Every few seconds, thousands of computers around the world must agree on the same list of transactions without anyone in charge. This is the fundamental problem blockchains exist to solve, and proof-of-stake is now the dominant answer. Understanding it requires no technical background—just a willingness to think about incentives.

The original solution, proof-of-work, asked participants to burn electricity solving arbitrary math puzzles. Whoever solved the puzzle first got to add the next batch of transactions and collect a reward. The wastefulness was the point: attacking the network would require outspending everyone else on power bills. Bitcoin still works this way. But by the early 2020s, the environmental critique had become deafening, and a cleaner alternative had matured.

The collateral model

Proof-of-stake replaces electricity bills with security deposits. To participate in validating transactions, you must lock up a substantial amount of the network's native cryptocurrency—your "stake." The protocol then randomly selects validators to propose and verify new blocks, weighted roughly by how much they have deposited. If you behave honestly, you earn rewards. If you try to cheat—say, by approving contradictory transactions—the protocol automatically destroys part of your deposit. This punishment is called "slashing."

The elegance is economic rather than thermodynamic. Instead of making attacks expensive through wasted energy, proof-of-stake makes them expensive through confiscated capital. An attacker would need to acquire a controlling share of all staked tokens, then watch that investment evaporate the moment the network detected misbehavior. The security comes from having skin in the game.

What it actually secures

Proof-of-stake does one thing well: it prevents double-spending and ensures everyone agrees on transaction order. It does not make a blockchain fast, cheap, or private—those are separate engineering problems. Nor does it guarantee that the applications built on top are legitimate. A staking-secured network can still host scams, just as a well-guarded vault can still store counterfeit bills.

The mechanism also introduces new complexities. Validators must stay online and responsive; going offline too often can result in penalties. The randomness used to select validators must be genuinely unpredictable, or wealthy participants could game the system. And because large stakeholders earn proportionally larger rewards, wealth concentration can compound over time unless protocols build in countermeasures.

The philosophical trade-off

Critics argue that proof-of-stake tilts power toward the already wealthy, replacing the egalitarian lottery of computation with plutocracy.

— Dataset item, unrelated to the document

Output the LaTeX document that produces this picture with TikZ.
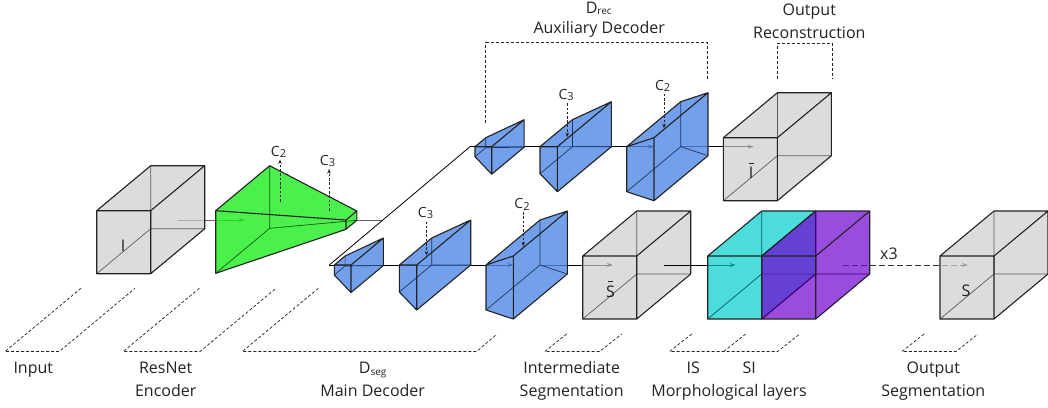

Defenders counter that proof-of-work was never egalitarian in practice—it concentrated power among those who could afford industrial mining operations and cheap electricity. Both systems ultimately reward capital; they simply measure it differently.

Ethereum's transition to proof-of-stake in 2022 was the largest real-world test of the mechanism at scale. The network's energy consumption dropped by more than 99 percent overnight. Years later, it continues to process transactions without catastrophic failure, though debates about centralization among large staking pools persist.

Our take

Proof-of-stake is neither a revolution nor a compromise—it is a pragmatic engineering choice that trades one set of problems for another. The environmental case for it is overwhelming. The security model is coherent, if less battle-tested than proof-of-work's fifteen-year track record. What it cannot do is make blockchains useful for things they are not suited for. The consensus mechanism is plumbing. Whether the building above it serves any purpose remains a separate question entirely.